How Natural Diamonds Are Made

  1. Ancient Beginnings

    • Abundant amounts of carbon naturally occurring the the Earth's mantle melt and during millions of years under extreme temperatures and pressure form diamonds.

      The time required for diamond creation means that diamonds must remain underground for at least 990,000,000 years, and many have stayed below the surface for 3.2 billion years. This makes diamonds some of the oldest minerals found on Earth. Thus far, the oldest rocks--zircon found in Australia--date from 4.3 billion years ago. These zircons formed during the earliest era of the 4.54 billion-year-old Earth, and just 1 billion years later, the oldest diamonds formed. The oldest diamonds date from the time of the origins of organisms capable of life, between 2.7 and 3.5 billion years ago. These archeans bore little resemblance to modern plants and animals, but scientists considered them living as they used photosynthesis to produce their own food.

      Diamonds form only when carbon in the mantle has a temperature between 900 and 1300 degrees C and pressure between 45 and 60 kilobars (kB). These pressures and temperatures occur at depths between 90 and 120 miles underground.

    Journey to the Surface of the Earth

    • Diamonds must stay under the conditions in which they form until the time they reach the surface. Incomplete diamonds may dissolve or melt should the temperature or pressure increase too suddenly.

      To reach the surface, diamonds take an express elevator operated by volcanic forces. These "elevators" are igneous rocks better known as kimberlite pipes. The kimberlite mineral inside the pipes picks up the diamonds from where they form in the Earth's mantle and the internal magma eruption brings the diamonds close to the surface. After cooling, the magma forms kimberlite mineral with diamonds inside it. The speeds reached by the diamonds carried in these pipes can reach 10 to 30 km per hour. This rate prevents the diamonds from reverting into graphite, an ordinary form of carbon found on the Earth's surface.

    Diamond Mines

    • Diamond mines are usually located where there are kimberlite pipes, but some diamonds have been discovered in alluvial deposits in rivers. Alluvial deposits do not produce many diamonds, averaging one carat of diamonds per 100 tons of mud.
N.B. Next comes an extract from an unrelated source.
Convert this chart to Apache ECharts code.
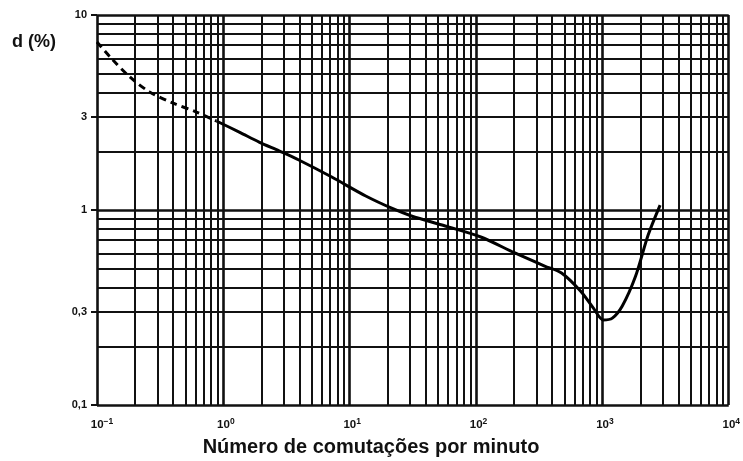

      The alluvial deposits are formed from kimberlite pipes that eroded away over the years, leaving behind the diamonds, but little other evidence of the previous volcanic activity. Many of the mines in the United States produce diamonds from alluvial deposits that were once volcanic kimberlite pipes, these include mines in Wyoming, Arkansas and Colorado. Diamond mines in Canada near its borders with Alaska and Minnesota lead some to speculate that diamonds also exist in those states.

      More productive diamond mines exist elsewhere in the world. Africa has the greatest number of diamond mines with seven in South Africa, four each in Angola and Botswana and three each in Sierra Leone and Nambia. In Limpopo, South Africa, the Venetia Diamond Mine produces 40 percent of the gemstone-quality diamonds found worldwide. Russia also has five diamond mines of its own.